Despite the recent spike in the Australian dollar, industry figures have labelled the Reserve Bank’s April cash rate decision as unsurprising.
The RBA announced yesterday it would leave the official cash rate at the record low 2 per cent, irrespective of recent concern surrounding the rising Australian dollar.
LJ Hooker chief executive Grant Harrod said the move was expected, with the RBA likely to see the strengthening currency as a short-term fluctuation rather than a need to cut interest rates.
A “stable start” to the autumn property market has also given little reason for the RBA to reduce or hike the cash rate, with buyers and investors remaining active, according to Mr Harrod.
“The east coast is holding up and we are not seeing any significant change in Melbourne, Sydney and Brisbane where listings remain tight,” he said.

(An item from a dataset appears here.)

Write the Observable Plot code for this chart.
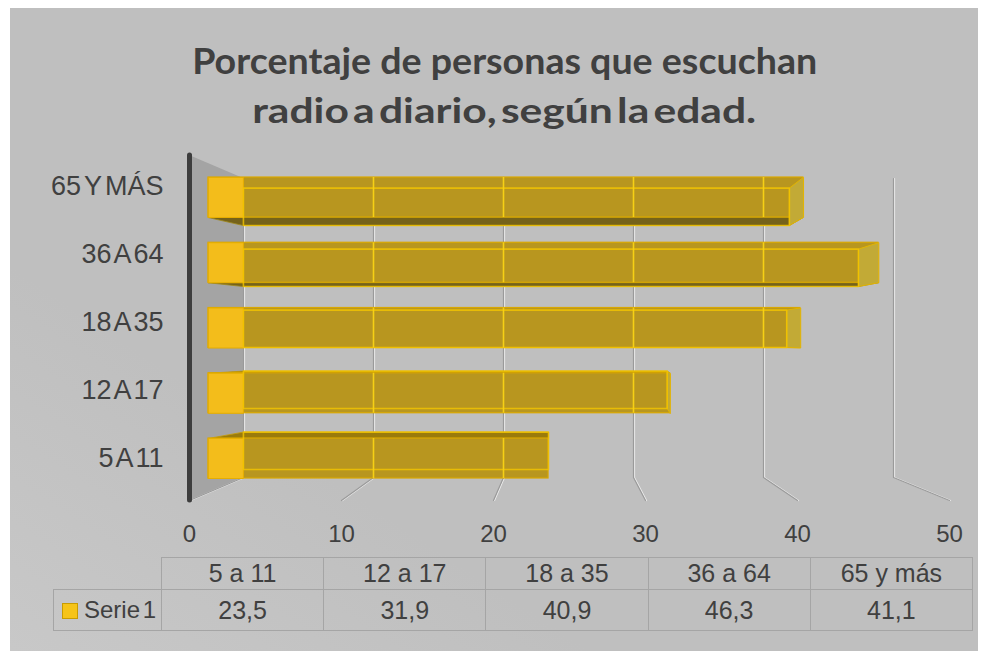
<!DOCTYPE html>
<html lang="es">
<head>
<meta charset="utf-8">
<script src="https://cdn.jsdelivr.net/npm/d3@7"></script>
<script src="https://cdn.jsdelivr.net/npm/@observablehq/plot@0.6"></script>
<style>
html,body{margin:0;padding:0;background:#fff;}
#wrap{position:relative;width:988px;height:651px;overflow:hidden;background:#fff;font-family:"Liberation Sans",Arial,sans-serif;color:#404040;}
#panel{position:absolute;left:10px;top:8px;width:968px;height:643px;background:linear-gradient(to top right,#c8c8c8 0%,#bfbfbf 30%,#bfbfbf 100%);}
#wrap svg{position:absolute;left:0;top:0;background:transparent !important;overflow:visible;}
.title{position:absolute;left:0;top:0;white-space:nowrap;font-family:Lato,"Open Sans",sans-serif;font-weight:700;color:#404040;transform-origin:50% 0;line-height:1.2;}
#tbl{position:absolute;left:53px;top:557px;border-collapse:collapse;table-layout:fixed;font-size:25px;color:#404040;font-family:"Liberation Sans",Arial,sans-serif;}
#tbl td{border:1px solid #a5a5a5;text-align:center;padding:0;white-space:nowrap;}
#tbl td.empty{border:none;}
#tbl tr.h{height:32px;}
#tbl tr.v{height:41px;}
#tbl td.leg{text-align:left;padding-left:8px;word-spacing:-4px;font-size:24px;}
.sw{display:inline-block;width:14px;height:14px;background:#f6c418;border:1px solid #c99c00;vertical-align:-1px;margin-right:6px;}
</style>
</head>
<body>
<div id="wrap"><div id="panel"></div></div>
<script>
// ---------- data ----------
const categories = ["5 A 11", "12 A 17", "18 A 35", "36 A 64", "65 Y MÁS"];
const tableLabels = ["5 a 11", "12 a 17", "18 a 35", "36 a 64", "65 y más"];
const values = [23.5, 31.9, 40.9, 46.3, 41.1];
const seriesName = "Serie 1";
const xTicks = [0, 10, 20, 30, 40, 50];
const titleLines = ["Porcentaje de personas que escuchan", "radio a diario, según la edad."];

const data = categories.map((cat, i) => ({cat, label: tableLabels[i], value: values[i]}));
const catsTopDown = categories.slice().reverse();

// ---------- layout ----------
const W = 988, H = 651;
const G = {
  axisTop: 155, backTop: 178, backBottom: 477, frontBottom: 500,
  backRange: [243, 893], frontRange: [189, 949], barRange: [208, 931.5],
  barBand: [177, 478], labelPoints: [185, 458],
  vp: [634, 340], sx: 0.082, sy: 0.065,
  titleSize: [37, 35], titleWidth: [625, 504], titleBase: [74, 123], titleCenter: 504.5
};
const font = '"Liberation Sans", Arial, sans-serif';

const xBack = Plot.scale({x: {domain: [0, 50], range: G.backRange}});
const xFront = Plot.scale({x: {domain: [0, 50], range: G.frontRange}});
const xBar = Plot.scale({x: {domain: [0, 50], range: G.barRange}});
const yBand = {type: "band", domain: catsTopDown, range: G.barBand, paddingInner: 0.387, paddingOuter: 0, round: false};
const yBar = Plot.scale({y: yBand});

const wrap = document.getElementById("wrap");
function add(svg) { svg.style.position = "absolute"; svg.style.left = "0px"; svg.style.top = "0px"; svg.style.background = "transparent"; wrap.append(svg); }
const baseStyle = {background: "transparent", fontFamily: font, color: "#404040", overflow: "visible"};
const identity = {x: {type: "identity", axis: null}, y: {type: "identity", axis: null}};

// ---------- 3D box geometry from the scales ----------
function box(d) {
  const yT = yBar.apply(d.cat), yB = yT + yBar.bandwidth;
  const xL = xBar.apply(0), xR = xBar.apply(d.value);
  const p = (x, y) => ({x: x + (G.vp[0] - x) * G.sx, y: y + (G.vp[1] - y) * G.sy});
  const F = {tl: {x: xL, y: yT}, tr: {x: xR, y: yT}, br: {x: xR, y: yB}, bl: {x: xL, y: yB}};
  const B = {tl: p(xL, yT), tr: p(xR, yT), br: p(xR, yB), bl: p(xL, yB)};
  B.tr.x = Math.min(B.tr.x, xR); B.br.x = Math.min(B.br.x, xR);
  return {...d, F, B};
}
const boxes = data.map(box);
const quad = (id, pts) => pts.map(q => ({id, x: q.x, y: q.y}));

const backFaces = boxes.flatMap(b => quad(b.cat, [b.B.tl, b.B.tr, b.B.br, b.B.bl]));
const bottomFaces = boxes.filter(b => b.B.bl.y > b.F.bl.y + 0.5).flatMap(b => quad(b.cat, [b.F.bl, b.F.br, b.B.br, b.B.bl]));
const topFaces = boxes.filter(b => b.B.tl.y < b.F.tl.y - 0.5).flatMap(b => quad(b.cat, [b.F.tl, b.F.tr, b.B.tr, b.B.tl]));
const leftCaps = boxes.flatMap(b => quad(b.cat, [b.F.tl, {x: b.B.tl.x, y: b.F.tl.y}, {x: b.B.bl.x, y: b.F.bl.y}, b.F.bl]));
const rightFaces = boxes.filter(b => b.B.tr.x < b.F.tr.x - 0.5).flatMap(b => quad(b.cat, [b.F.tr, b.B.tr, b.B.br, b.F.br]));
const throughRows = data.flatMap(d => xTicks.filter(t => t > 0 && t < d.value).map(t => ({cat: d.cat, t})));

// ---------- layer A: wall, floor grid ----------
const gridRows = xTicks.flatMap(t => [
  {t, x: xBack.apply(t), y: G.backTop},
  {t, x: xBack.apply(t), y: G.backBottom},
  {t, x: xFront.apply(t), y: G.frontBottom}
]);
const wall = [
  {x: xFront.apply(0), y1: G.axisTop, y2: G.frontBottom},
  {x: xBack.apply(0), y1: G.backTop, y2: G.backBottom}
];
add(Plot.plot({
  width: W, height: H, margin: 0, ...identity, style: baseStyle,
  marks: [
    Plot.areaY(wall, {x: "x", y1: "y1", y2: "y2", fill: "#a4a4a4"}),
    Plot.line(gridRows, {x: "x", y: "y", z: "t", stroke: "#ececec", strokeWidth: 1.2, dx: 1}),
    Plot.line(gridRows, {x: "x", y: "y", z: "t", stroke: "#9a9a9a", strokeWidth: 1.2}),
    Plot.ruleX([xFront.apply(0)], {y1: G.axisTop, y2: G.frontBottom, stroke: "#3d3d3d", strokeWidth: 5, strokeLinecap: "round"})
  ]
}));

// ---------- layer A2: hidden faces ----------
add(Plot.plot({
  width: W, height: H, margin: 0, ...identity, style: baseStyle,
  marks: [
    Plot.line(backFaces, {x: "x", y: "y", z: "id", fill: "#b8961f", stroke: "none", curve: "linear-closed"}),
    Plot.line(bottomFaces, {x: "x", y: "y", z: "id", fill: "#75621a", stroke: "#a08818", strokeWidth: 0.8, curve: "linear-closed"}),
    Plot.line(topFaces, {x: "x", y: "y", z: "id", fill: "#9a7b0c", stroke: "#c89c00", strokeWidth: 0.8, curve: "linear-closed"})
  ]
}));

// ---------- layer B: bars (front faces) ----------
add(Plot.plot({
  width: W, height: H, margin: 0, style: baseStyle,
  x: {domain: [0, 50], range: G.barRange, axis: null},
  y: {...yBand, axis: null},
  marks: [
    Plot.barX(data, {x1: 0, x2: "value", y: "cat", fill: "#b8961f", stroke: "#d9a700", strokeWidth: 1.2})
  ]
}));

// ---------- layer C: visible end faces and edges ----------
add(Plot.plot({
  width: W, height: H, margin: 0, ...identity, style: baseStyle,
  marks: [
    Plot.line(leftCaps, {x: "x", y: "y", z: "id", fill: "#f3bd1b", stroke: "#e6ae00", strokeWidth: 1, curve: "linear-closed"}),
    Plot.line(rightFaces, {x: "x", y: "y", z: "id", fill: "#c2aa36", stroke: "#e3b400", strokeWidth: 1, curve: "linear-closed"}),
    Plot.line(backFaces, {x: "x", y: "y", z: "id", fill: "none", stroke: "#f4c600", strokeWidth: 1.6, strokeOpacity: 0.8, curve: "linear-closed"})
  ]
}));

// ---------- layer C2: back grid lines seen through the bars ----------
add(Plot.plot({
  width: W, height: H, margin: 0, style: baseStyle,
  x: {domain: [0, 50], range: G.backRange, axis: null},
  y: {...yBand, axis: null},
  marks: [
    Plot.tickX(throughRows, {x: "t", y: "cat", stroke: "#f6d015", strokeWidth: 1.6})
  ]
}));

// ---------- layer D: axes ----------
add(Plot.plot({
  width: W, height: H, marginLeft: 166, marginTop: 0, marginRight: 0, marginBottom: 127,
  style: {...baseStyle, fontSize: "24px", wordSpacing: "-4px"},
  x: {domain: [0, 50], range: G.frontRange},
  y: {type: "point", domain: catsTopDown, range: G.labelPoints, padding: 0},
  marks: [
    Plot.axisY({anchor: "left", tickSize: 0, tickPadding: 3, fontSize: 27, label: null}),
    Plot.axisX(xTicks, {anchor: "bottom", tickSize: 0, tickPadding: 0, fontSize: 24, label: null})
  ]
}));

// ---------- data table ----------
const fmt = v => v.toFixed(1).replace(".", ",");
const tbl = document.createElement("table");
tbl.id = "tbl";
tbl.style.width = (108 + 5 * 162.2) + "px";
const cg = document.createElement("colgroup");
[108, ...tableLabels.map(() => 162.2)].forEach(w => { const c = document.createElement("col"); c.style.width = w + "px"; cg.append(c); });
tbl.append(cg);
const trH = document.createElement("tr"); trH.className = "h";
const e = document.createElement("td"); e.className = "empty"; trH.append(e);
tableLabels.forEach(l => { const td = document.createElement("td"); td.textContent = l; trH.append(td); });
const trV = document.createElement("tr"); trV.className = "v";
const lg = document.createElement("td"); lg.className = "leg";
const sw = document.createElement("span"); sw.className = "sw";
lg.append(sw, document.createTextNode(seriesName));
trV.append(lg);
values.forEach(v => { const td = document.createElement("td"); td.textContent = fmt(v); trV.append(td); });
tbl.append(trH, trV);
wrap.append(tbl);

// ---------- title ----------
titleLines.forEach((txt, i) => {
  const div = document.createElement("div");
  div.className = "title";
  div.style.fontSize = G.titleSize[i] + "px";
  if (i === 1) div.style.wordSpacing = "-5px";
  const span = document.createElement("span"); span.textContent = txt;
  const mk = document.createElement("span");
  mk.style.cssText = "display:inline-block;width:0;height:0;vertical-align:baseline;";
  div.append(span, mk);
  wrap.append(div);
  const w = span.getBoundingClientRect().width;
  const wr = wrap.getBoundingClientRect();
  const base = mk.getBoundingClientRect().bottom - wr.top;
  div.style.left = (G.titleCenter - w / 2) + "px";
  div.style.top = (G.titleBase[i] - base) + "px";
  div.style.transform = `scaleX(${G.titleWidth[i] / w})`;
});
</script>
</body>
</html>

“Good properties in highly sought after areas are selling well above their reserve or anticipated price, even though there is some indication the number of buyers may be lessening.”
Housing Industry Association economist Diwa Hopkins was also unsurprised by the RBA’s decision to leave the cash rate unchanged.
“The latest read of the economy shown by ABS national accounts data beat most expectations, with especially encouraging results found within the household sector,” Ms Hopkins said.
“Residential construction activity – both new home building and renovations investment – made substantial contributions to the 3 per cent overall annual growth in GPD at the end of 2015.
“Inflationary pressures remain fairly subdued, with the renewed strength of the Australian dollar likely to ensure that this remains the case. However, [yesterday’s] RBA statement identified the appreciation of the dollar as a potential impediment to the adjustment in the economy.”
The Reserve Bank has left the official cash rate at 2 per cent since May 2015.